The Notre Dame Fighting Irish have a roster full of players, and we want to talk about them all. One Foot Down’s player profile series will take a look at every single one of them, and hopefully we all learn a little bit more about these guys, and Notre Dame’s chances for the upcoming 2020 season.
#13 Lawrence Keys III, WR
Keys is a 5’10”, 173-pound junior from New Orleans, where attended McDonogh 35 High School. Keys was a four-star prospect and held offers from around the country, but was seriously considering the LSU Tigers, Texas Longhorns and SMU Mustangs in addition to Notre Dame. He waited to commit until National Signing Day, joining a stellar Irish receiving class alongside Braden Lenzy, Kevin Austin and Micah Jones. Keys was rated the #286 overall player and #79 receiver in the country, while ranking #17 overall in his home state of Louisiana.
A fast and shifty runner with strong hands, Keys is a prototypical athlete for the slot receiver position, which is where he started on an intermittent basis in 2019 after taking a redshirt year in 2018. He was limited in the middle of the season by an undisclosed injury suffered against the Virginia Cavaliers, which caused him to miss the entire month of October.

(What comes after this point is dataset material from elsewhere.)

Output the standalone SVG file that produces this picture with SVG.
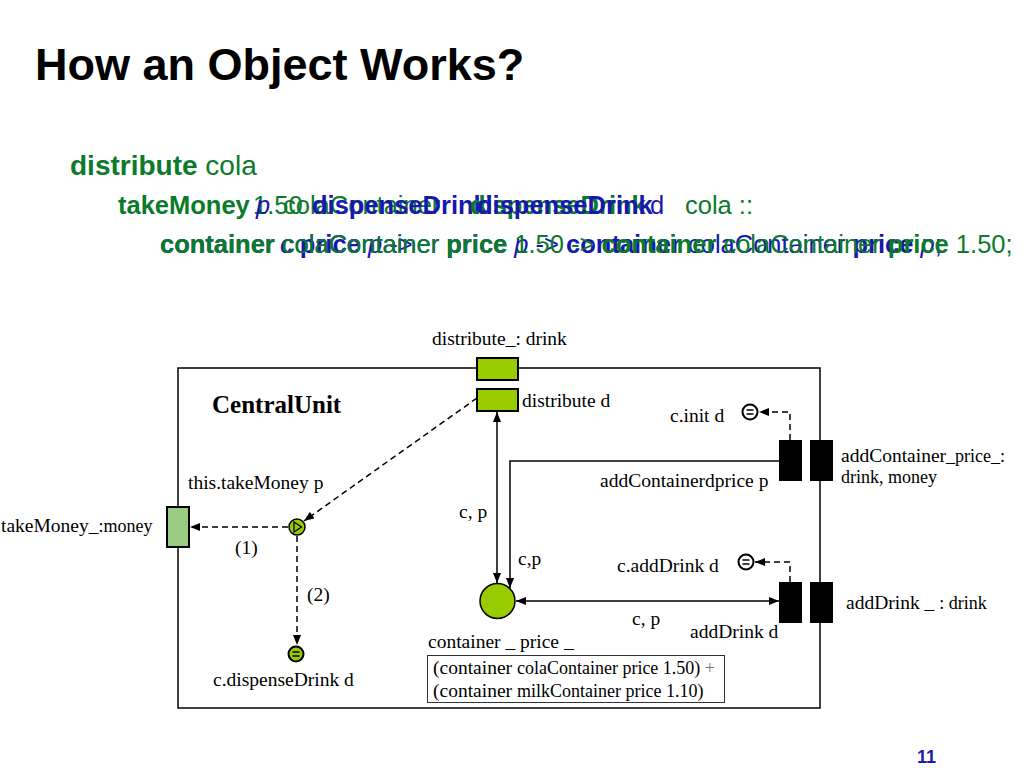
<svg xmlns="http://www.w3.org/2000/svg" width="1024" height="768" viewBox="0 0 1024 768">
<defs>
<marker id="ah" viewBox="0 0 10 8" refX="10" refY="4" markerWidth="11" markerHeight="8" markerUnits="userSpaceOnUse" orient="auto-start-reverse"><path d="M0,0 L10,4 L0,8 z" fill="#000"/></marker>
</defs>
<style>
.t{font-family:"Liberation Serif","Times New Roman",serif;font-size:19.5px;fill:#000}
.sm{font-size:18px}
.cu{font-size:25px;font-weight:bold}
.h{font-family:"Liberation Sans",Arial,sans-serif}
.l2{font-size:25.5px}
.g{fill:#0b7a2b}
.b{fill:#1818b0}
.bd{font-weight:bold}
.it{font-style:italic}
.ln{stroke:#000;stroke-width:1.5;fill:none}
.dash{stroke:#000;stroke-width:1.5;fill:none;stroke-dasharray:6,4}
.port{fill:#99cc00;stroke:#000;stroke-width:2}
.bp{fill:#000}
.eq{fill:#fff;stroke:#000;stroke-width:2}
</style>
<rect width="1024" height="768" fill="#fff"/>
<text x="35" y="80" class="h bd" font-size="45" fill="#000">How an Object Works?</text>

<g id="code">
<text x="70" y="175" class="h g" font-size="28"><tspan class="bd">distribute</tspan> cola</text>
<text x="118" y="214" class="h l2 g bd">takeMoney</text>
<text x="253" y="214" class="h l2 g">1.50</text>
<text x="256" y="214" class="h l2 b it">p</text>
<text x="283" y="214" class="h l2 g">colaContainer</text>
<text x="312" y="214" class="h l2 b bd">dispenseDrink</text>
<text x="470" y="214" class="h l2 g bd">dispenseDrink</text>
<text x="477" y="214" class="h l2 b bd">dispenseDrink</text>
<text x="650" y="214" class="h l2 b">d</text>
<text x="685" y="214" class="h l2 g">cola ::</text>

<text x="160" y="253" class="h l2 b"><tspan class="bd">container</tspan> colaContainer <tspan class="bd">price</tspan> <tspan class="it">p</tspan> -&gt; <tspan class="bd">container</tspan> colaContainer <tspan class="bd">price</tspan> <tspan class="it">p</tspan>;</text>
<text x="280" y="253" class="h l2 b"><tspan class="it">c</tspan> <tspan class="bd">price</tspan> <tspan class="it">p</tspan> -&gt;</text>
<text x="160" y="253" class="h l2 g"><tspan class="bd">container</tspan> colaContainer <tspan class="bd">price</tspan> 1.50 -&gt; <tspan class="bd">container</tspan> colaContainer <tspan class="bd">price</tspan> 1.50;</text>
</g>

<g id="CentralUnit">
<rect x="178" y="368" width="642" height="340" fill="none" stroke="#000" stroke-width="1.5"/>
<text x="212" y="413" class="t cu">CentralUnit</text>
</g>

<g id="connectors">
<line x1="497" y1="412" x2="497" y2="583" class="ln" marker-start="url(#ah)" marker-end="url(#ah)"/>
<path d="M779,461 H510 V588" class="ln" marker-end="url(#ah)"/>
<line x1="516" y1="601" x2="779" y2="601" class="ln" marker-start="url(#ah)" marker-end="url(#ah)"/>
<path d="M790,440 V412 H759" class="dash" marker-end="url(#ah)"/>
<path d="M790,582 V562 H755" class="dash" marker-end="url(#ah)"/>
<path d="M288,527 H190" class="dash" marker-end="url(#ah)"/>
<path d="M297,536 V645" class="dash" marker-end="url(#ah)"/>
<path d="M477,398 L304,521" class="dash" marker-end="url(#ah)"/>
</g>

<g id="distribute_port">
<rect x="477" y="358" width="41" height="22" class="port"/>
<rect x="477" y="389" width="41" height="22" class="port"/>
<text x="432" y="345" class="t">distribute_: drink</text>
<text x="522" y="407" class="t">distribute d</text>
</g>

<g id="takeMoney_port">
<rect x="167" y="507" width="22" height="40" fill="#99cc80" stroke="#000" stroke-width="2"/>
<text x="1" y="532" class="t">takeMoney_<tspan class="sm">:money</tspan></text>
<text x="235" y="554" class="t">(1)</text>
</g>

<g id="takeMoney_call">
<circle cx="297" cy="527" r="8" fill="#99cc00" stroke="#000" stroke-width="1.5"/>
<path d="M294,522 L301.5,527 L294,532 z" fill="none" stroke="#000" stroke-width="1.3"/>
<text x="188" y="489" class="t">this.takeMoney p</text>
<text x="307" y="601" class="t">(2)</text>
</g>

<g id="dispenseDrink_call">
<circle cx="296" cy="654" r="7.5" fill="#99cc00" stroke="#000" stroke-width="2"/>
<path d="M292.5,652 H299.5 M292.5,656 H299.5" stroke="#000" stroke-width="1.5"/>
<text x="213" y="686" class="t">c.dispenseDrink d</text>
</g>

<g id="container_attr">
<circle cx="497.5" cy="601" r="17.5" fill="#99cc00" stroke="#000" stroke-width="1.5"/>
<text x="459" y="518" class="t">c, p</text>
<text x="518" y="565" class="t">c,p</text>
<text x="428" y="648" class="t">container _ price _</text>
<rect x="427.5" y="655.5" width="297" height="47" fill="#fff" stroke="#333" stroke-width="1"/>
<text x="433" y="674" class="t">(container <tspan class="sm">colaContainer price 1.50) <tspan fill="#777">+</tspan></tspan></text>
<text x="433" y="697" class="t">(container <tspan class="sm">milkContainer price 1.10)</tspan></text>
</g>

<g id="addContainer_port">
<rect x="779" y="440" width="23" height="41" class="bp"/>
<rect x="810" y="440" width="23" height="41" class="bp"/>
<circle cx="750" cy="412" r="7.5" class="eq"/>
<path d="M746.5,410 H753.5 M746.5,414 H753.5" stroke="#000" stroke-width="1.5"/>
<text x="670" y="422" class="t">c.init d</text>
<text x="600" y="487" class="t">addContainerdprice p</text>
<text x="841" y="462" class="t">addContainer<tspan class="sm">_price_:</tspan></text>
<text x="841" y="483" class="t"><tspan class="sm">drink, money</tspan></text>
</g>

<g id="addDrink_port">
<rect x="779" y="582" width="23" height="41" class="bp"/>
<rect x="810" y="582" width="23" height="41" class="bp"/>
<circle cx="746" cy="562" r="7.5" class="eq"/>
<path d="M742.5,560 H749.5 M742.5,564 H749.5" stroke="#000" stroke-width="1.5"/>
<text x="617" y="572" class="t">c.addDrink d</text>
<text x="632" y="625" class="t">c, p</text>
<text x="690" y="638" class="t">addDrink d</text>
<text x="846" y="609" class="t">addDrink _ <tspan class="sm">: drink</tspan></text>
</g>

<text x="917" y="763" class="h bd" font-size="18" fill="#1a1ab0">11</text>
</svg>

Although he didn’t catch any touchdowns, Keys made several big plays, including a big-time contested catch to move the chains on the drive that gave the Irish a halftime lead against the Georgia Bulldogs, and a sideline grab on a desperation heave by a scrambling Ian Book against the Navy Midshipmen. In total, Keys caught 13 passes for 134 yards in 2019.
Eastern Coral Snake
Also known as the American cobra, this snake is, like Lawrence Keys, native to New Orleans. It does not immediately appear dangerous - unlike most members of the cobra family, it does not rear or produce a hood, and due to its color scheme it is often mistaken for the harmless scarlet king snake - but it is actually very dangerous. Only the black mamba packs more poison per bite than this bad boy. By the time he has snuck up on you, it’s already too late.
Like his serpentine counterpart, Keys does not appear physically imposing, but he can be lethal in the passing game with his speed, hands, and ability to navigate narrow running lanes. He is also quietly confident in a way that sneaks up on opponents and fans alike: this is a guy who walked into Sanford Stadium in his third career start, took a handoff for a first down on the second play of the game and made a clutch catch with a legit SEC starter draped all over him later in the half. If that doesn’t seem like a deadly, cool-ass American cobra I don’t know what does.
With the departure of Chris Finke, Keys looks to be the #1 guy in the slot going into 2020. Although the Irish are loaded with talent at receiver, Keys has the perfect physical skills for the slot role and the experience to get the nod over younger players. Ian Book returns at quarterback with a high level of proficiency in the short-to-intermediate passing game, so I’d expect a very active and productive year from Keys in 2020.